最初のメッセージは友人のデイブ・ヘンリーからであった。彼はボストンのDKHインベストントの最高投資責任者(CIO)で、巨額の資金を動かしていた。彼のメッセージには「ハリー、マドフは ポンジー・スキームを働いた罪で連邦警察に捕まったよ。ニューヨークで逮捕されたんだ。電話してくれ」という、はっきりしたメッセージだった。私の心臓の鼓動は早くなった。2件目のメッセージも親しい友人、アンドレ・メータからだった。彼は“スーパー・クォンツ(定量分析専門家)”であり、他の投資会社ケンブリッジ・アソシエイツの マネージング・ディレクター(担当責任者)で、年金プランや寄付金のコンサルタントである。
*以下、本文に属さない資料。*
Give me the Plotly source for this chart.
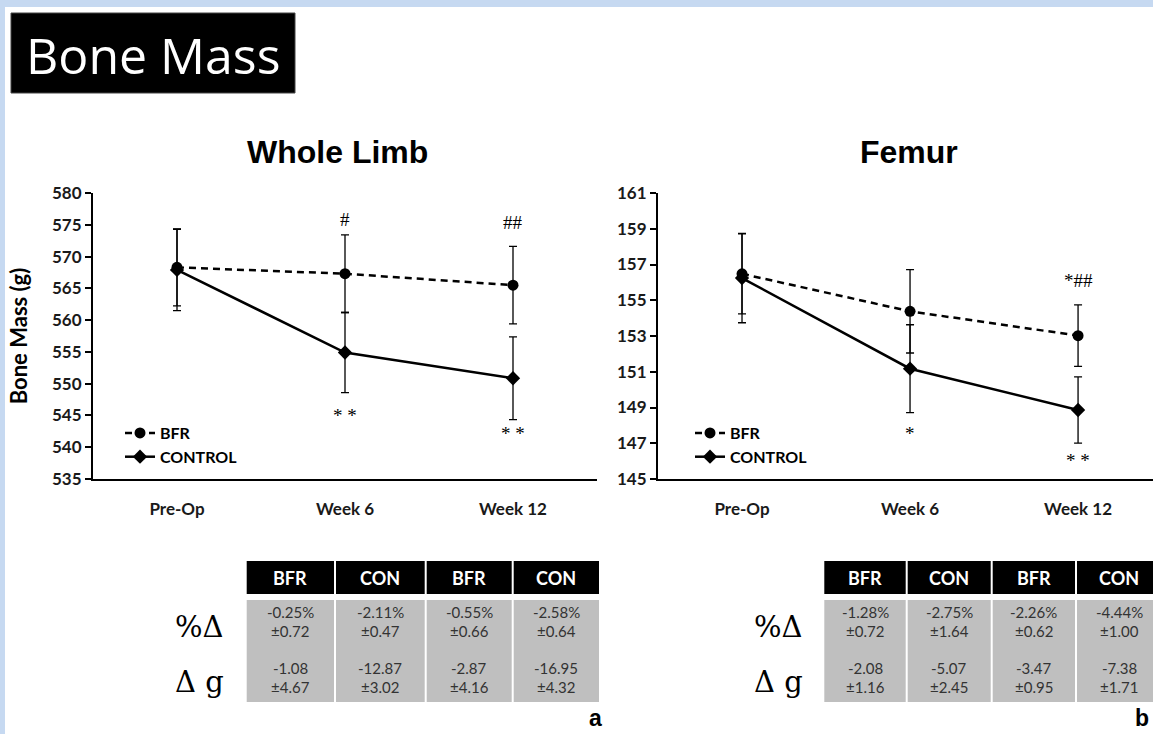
import plotly.graph_objects as go

# ---- data ----
timepoints = ["Pre-Op", "Week 6", "Week 12"]

limb_bfr = [568.3, 567.3, 565.5]
limb_bfr_sd = [6.05, 6.1, 6.1]
limb_con = [567.9, 554.9, 550.85]
limb_con_sd = [6.4, 6.3, 6.5]

femur_bfr = [156.48, 154.38, 153.02]
femur_bfr_sd = [2.24, 2.33, 1.72]
femur_con = [156.24, 151.17, 148.86]
femur_con_sd = [2.5, 2.46, 1.85]

# significance marks: (timepoint index, y value, text)
limb_marks = [(1, 575.9, "#"), (2, 575.4, "##"), (1, 545.0, "* *"), (2, 542.1, "* *")]
femur_marks = [(2, 156.1, "*##"), (1, 147.55, "*"), (2, 146.06, "* *")]

table_header = ["BFR", "CON", "BFR", "CON"]
row_labels = ["%\u0394", "\u0394 g"]
limb_pct = ["-0.25%", "-2.11%", "-0.55%", "-2.58%"]
limb_pct_sd = ["0.72", "0.47", "0.66", "0.64"]
limb_g = ["-1.08", "-12.87", "-2.87", "-16.95"]
limb_g_sd = ["4.67", "3.02", "4.16", "4.32"]
femur_pct = ["-1.28%", "-2.75%", "-2.26%", "-4.44%"]
femur_pct_sd = ["0.72", "1.64", "0.62", "1.00"]
femur_g = ["-2.08", "-5.07", "-3.47", "-7.38"]
femur_g_sd = ["1.16", "2.45", "0.95", "1.71"]

# ---- page geometry helpers (pixels -> paper fractions) ----
W, H = 1153, 734


def px(x):
    return x / W


def py(y):
    return 1 - y / H


CAL = "Lato, 'Open Sans', sans-serif"
ARIAL = "'Liberation Sans', Arial, sans-serif"
SERIF = "'Liberation Serif', 'Times New Roman', serif"

fig = go.Figure()


def add_series(xa, ya, bfr, bfr_sd, con, con_sd, legend):
    fig.add_trace(go.Scatter(
        x=timepoints, y=bfr, name="BFR", xaxis=xa, yaxis=ya, legend=legend,
        mode="lines+markers",
        line=dict(color="black", width=2.5, dash="7px,5px"),
        marker=dict(symbol="circle", size=11, color="black"),
        error_y=dict(type="data", array=bfr_sd, color="black", thickness=1.3, width=4),
    ))
    fig.add_trace(go.Scatter(
        x=timepoints, y=con, name="CONTROL", xaxis=xa, yaxis=ya, legend=legend,
        mode="lines+markers",
        line=dict(color="black", width=2.5),
        marker=dict(symbol="diamond", size=11, color="black"),
        error_y=dict(type="data", array=con_sd, color="black", thickness=1.3, width=4),
    ))


add_series("x", "y", limb_bfr, limb_bfr_sd, limb_con, limb_con_sd, "legend")
add_series("x2", "y2", femur_bfr, femur_bfr_sd, femur_con, femur_con_sd, "legend2")

ydom = [py(479), py(193)]
xcommon = dict(
    type="category", tickvals=timepoints, ticktext=timepoints,
    showline=True, linecolor="black", linewidth=2, ticks="", showgrid=False,
    zeroline=False, tickfont=dict(family=CAL, size=17, color="#1a1a1a", weight="bold"),
    ticklabelstandoff=14, fixedrange=True, automargin=False,
)
ycommon = dict(
    showline=True, linecolor="black", linewidth=2, ticks="outside", ticklen=6,
    tickwidth=2, tickcolor="black", showgrid=False, zeroline=False,
    tickfont=dict(family=CAL, size=17, color="#1a1a1a", weight="bold"), automargin=False,
)
legend_style = dict(xanchor="left", yanchor="top", bgcolor="rgba(0,0,0,0)",
                    font=dict(family=CAL, size=16, color="black", weight="bold"),
                    itemwidth=30, tracegroupgap=0)

fig.update_layout(
    width=W, height=H, margin=dict(l=0, r=0, t=0, b=0, pad=0, autoexpand=False),
    paper_bgcolor="#c6d9f1", plot_bgcolor="white", showlegend=True,
    xaxis=dict(domain=[px(93), px(597)], range=[-0.5, 2.5], anchor="y", **xcommon),
    yaxis=dict(domain=ydom, range=[535, 580], dtick=5, anchor="x",
               title=dict(text="Bone Mass (g)",
                          font=dict(family=CAL, size=22, color="black", weight="bold"), standoff=18),
               **ycommon),
    xaxis2=dict(domain=[px(658), 1.0], range=[-0.5, 2.446], anchor="y2", **xcommon),
    yaxis2=dict(domain=ydom, range=[145, 161], tick0=145, dtick=2, anchor="x2", **ycommon),
    legend=dict(x=px(120), y=py(416), **legend_style),
    legend2=dict(x=px(690), y=py(416), **legend_style),
)

shapes = []
annotations = []

# white page with light-blue border strips
shapes.append(dict(type="rect", xref="paper", yref="paper", x0=px(5), x1=1.01, y0=-0.01, y1=py(7),
                   fillcolor="white", line=dict(width=0), layer="below"))

# heading box
shapes.append(dict(type="rect", xref="paper", yref="paper", x0=px(11), x1=px(295), y0=py(93), y1=py(13),
                   fillcolor="black", line=dict(color="#444", width=1)))
annotations.append(dict(xref="paper", yref="paper", x=px(153), y=py(55), text="Bone Mass",
                        showarrow=False, font=dict(family="'Open Sans', sans-serif", size=50, color="white"),
                        xanchor="center", yanchor="middle"))

# chart titles
for xc, name in ((337, "Whole Limb"), (909, "Femur")):
    annotations.append(dict(xref="paper", yref="paper", x=px(xc), y=py(152), text="<b>" + name + "</b>",
                            showarrow=False, font=dict(family=ARIAL, size=32, color="black"),
                            xanchor="center", yanchor="middle"))

# significance marks
for xa, ya, marks in (("x", "y", limb_marks), ("x2", "y2", femur_marks)):
    for i, yv, txt in marks:
        annotations.append(dict(xref=xa, yref=ya, x=timepoints[i], y=yv, text=txt, showarrow=False,
                                font=dict(family=SERIF, size=19, color="black"),
                                xanchor="center", yanchor="middle"))


def add_table(cols, label_right, pct, pct_sd, g, g_sd):
    for c in range(4):
        x0, x1 = cols[c] + 1, cols[c + 1] - 1
        shapes.append(dict(type="rect", xref="paper", yref="paper", x0=px(x0), x1=px(x1),
                           y0=py(594), y1=py(561), fillcolor="black", line=dict(width=0)))
        shapes.append(dict(type="rect", xref="paper", yref="paper", x0=px(x0), x1=px(x1),
                           y0=py(702), y1=py(600), fillcolor="#bfbfbf", line=dict(width=0)))
        xc = px((cols[c] + cols[c + 1]) / 2)
        annotations.append(dict(xref="paper", yref="paper", x=xc, y=py(578), text=table_header[c],
                                showarrow=False, font=dict(family=CAL, size=18, color="white", weight="bold"),
                                xanchor="center", yanchor="middle"))
        for yy, txt in ((612, pct[c]), (631, "\u00b1" + pct_sd[c]), (668, g[c]), (687, "\u00b1" + g_sd[c])):
            annotations.append(dict(xref="paper", yref="paper", x=xc, y=py(yy), text=txt, showarrow=False,
                                    font=dict(family=CAL, size=15, color="#333333"),
                                    xanchor="center", yanchor="middle"))
    for yy, lab in ((627, row_labels[0]), (682, row_labels[1])):
        annotations.append(dict(xref="paper", yref="paper", x=px(label_right), y=py(yy), text=lab,
                                showarrow=False, font=dict(family="'DejaVu Serif', serif", size=29, color="black"),
                                xanchor="right", yanchor="middle"))


add_table([245.7, 335, 425.7, 512.7, 600], 226, limb_pct, limb_pct_sd, limb_g, limb_g_sd)
add_table([823.3, 906.7, 991.7, 1076, 1162], 805, femur_pct, femur_pct_sd, femur_g, femur_g_sd)

# panel letters
annotations.append(dict(xref="paper", yref="paper", x=px(595), y=py(718), text="<b>a</b>", showarrow=False,
                        font=dict(family=ARIAL, size=23, color="black"), xanchor="center", yanchor="middle"))
annotations.append(dict(xref="paper", yref="paper", x=px(1151), y=py(718), text="<b>b</b>", showarrow=False,
                        font=dict(family=ARIAL, size=23, color="black"), xanchor="right", yanchor="middle"))

fig.update_layout(shapes=shapes, annotations=annotations)
fig.write_html("out.html")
彼は興奮した声で、「君は正しかったよ!ニュースを見たかい?マドフが逮捕されたよ。巨大なポンジー・スキームを行っていたらしいよ。ブルーグバーグのいたるところに載っているから電話してくれれば記事を読んであげるよ。おめでとう」
私は倒れそうになった。何年もの間、私がマドフを追跡することで私自身も私の家族までも危険にさらしているのではないかという恐怖に怯え、まるで死刑宣告をうけたような気持ちで暮らしていた。数十億ドルの金が出資されていたが、自分の投資金を守るためなら人を殺しかねない一部のロシアのマフィアや 麻薬カルテルのものだったであろう。また、ピーター・スカンネルについてはよく知っていた。彼はボストンの告発者で、数百万ドルの闇マーケット詐欺について批判しただけで、レンガで殴られて死にかけたのである。そんなわけで私は、車の本体やタイヤがちゃんと動くのを確認してからでないと、エンジンをかけたことがなかった。また、夜間には人影からは離れて歩き、銃をベッドの傍に置いて眠った。そんな生活が突然に、予期せぬ形で一瞬にして終わった。ついに終わったのである。警察はマドフを捕まえた。私は初めてこぶしを挙げて空高く叫んだ。「良かった!」家族は無事だった。それから、木の手すりに倒れこんだ。落下しないように手すりを掴み、呼吸するのがやっとだった。私が指をパチンと鳴らす間もなく、疲れ果てた状態からエネルギーが満ち溢れた状態に変わった。
私はまず電話をくれた人に連絡しなければならなかった。それに詳しい状況を把握する必要もあった。電話番号をプッシュしようとしたとき初めて、自分の手が震えていることに気がついた。デイブに電話すると、バーナード・マドフが 数十億ドルの投資会社は全て詐欺であると2人の息子に打ち明けたと報道されていることを教えてくれた。実際に投資していなかったことも息子に話したのだ。投資は全くされていなかった。それどころか、20年以上もの間、歴史に残る最大のポンジー・スキームを行っていたのだ。彼の息子達は、直ぐに連邦捜査局(FBI)に連絡し、FBIエージェントが早朝にマドフのアパートに行き、マドフに手錠をかけて連行した。何千人もの人が数十億ドルを失ったようだ。私がアメリカ政府に注意喚起を促したときは、まだ550億ドルの早期だった。
道場のロビーに立ちながら、安心感は直ぐに新しい心配に変わった。私のところにある山のような書類はすべて、証券取引委員会(SEC)の評判を落とし、彼らのキャリアを終わらせ、おそらく、政府に飼われたウォール・ストリートの番犬 SECそのものを堕落させるだろう。もちろん、私が本を書いて出版する前に政府がこれらの書類を押収しなければの話だが。私は子供たちの手を引き、家路を急いだ。